We ended up going with Oregon Fuel Injection. They shipped a unit in, we changed over all our fittings etc with the old pump in hand--timed the pump and had a celebratory beer when the dozer fired up! Just gotta mail the core in for refund.


----------



## swmnhay (Jun 13, 2008)

stack em up said:


> Dakota Diesel in Sioux Falls SD. Only people I trust with our pumps.


I don't think anyone else is used around here.Is there even anyone else around here?


----------



## Gearclash (Nov 25, 2010)

> I don't think anyone else is used around here.Is there even anyone else around here?


There is a pump shop in Spencer IA, and there might be one in Sioux City IA, not sure. I had Midwest Fuel Injection do a Bosch p-pump some years ago.


----------



## barnrope (Mar 22, 2010)

Injectech diesel service in Northwood, Iowa 641-324-2010


----------



## TORCH (Jan 7, 2012)

Well up to now I have never had a pump go bad on me YET! How did you know for sure it was the pump and not some thing else? Perhaps lift pump injector problems? Did this cause any engine damage? The guy down the block was rebuilding his engine. Because he said the injector pump went out and burned up piston is what he said. I better ask now so I know when this problem happens to me. Maybe can catch the problem before pump causes other problems.

Glad you got your machine back up and running! Hope you had more than just one beer! LOL


----------



## azmike (Jan 4, 2015)

We opened the timing port on the pump and had what looked like coffee grounds. That was actually an O ring. Plus the fact that the dozer would not run for more than a minute than stall, also my brother is a 30 year Cat mechanic and he said "it's probably your pump!" At first we had hoped for blocked fuel line or something less that $800.


----------



## Gearclash (Nov 25, 2010)

A diesel with a mechanical fuel system that runs poorly but doesn't smoke at all almost certainly has a pump problem. Injector problems often make a diesel smoke one way or another. And yes, injector problems can destroy pistons and cause expensive damage.

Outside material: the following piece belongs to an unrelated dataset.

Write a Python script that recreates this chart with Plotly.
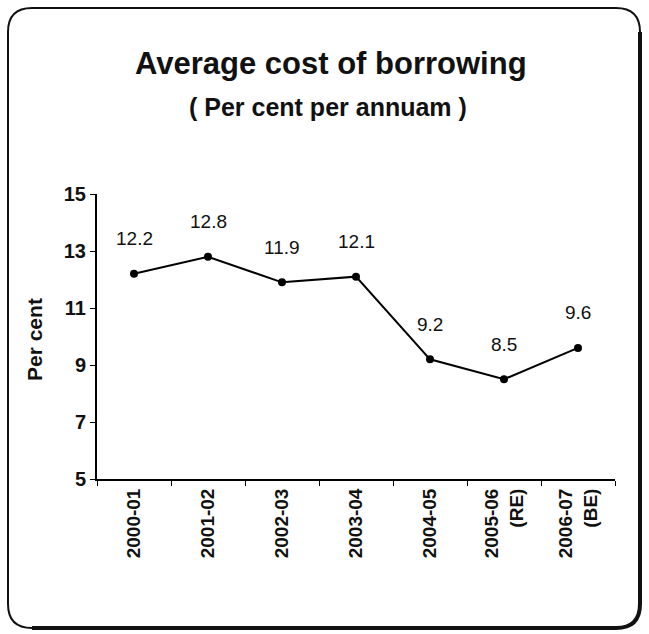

You got off easy for $800. I spent $1300 total to get a p-pump rebuilt.


----------



## stack em up (Mar 7, 2013)

Usually it's an injector that scores pistons. Spray pattern gets bad then it's not spraying in the power cell. Bad things generally happen then...


----------



## TORCH (Jan 7, 2012)

Do you all run fuel cleaners every so many hours? I think I,M going to start.


----------



## mlappin (Jun 25, 2009)

Gearclash said:


> A diesel with a mechanical fuel system that runs poorly but doesn't smoke at all almost certainly has a pump problem. Injector problems often make a diesel smoke one way or another. And yes, injector problems can destroy pistons and cause expensive damage.
> 
> You got off easy for $800. I spent $1300 total to get a p-pump rebuilt.


If you have a scored cylinder in a 3208 Cat I can guarantee it had a bad injector at one time or another.


----------



## stack em up (Mar 7, 2013)

TORCH said:


> Do you all run fuel cleaners every so many hours? I think I,M going to start.


Never have, probably never will.when a pump gets bad or nozzles get bad, it's from hours of use, not dirty. I run the nozzles on our tractors every 1000 hours on the tester. Cheap insurance as a new set of nozzles generally cost about $500.


----------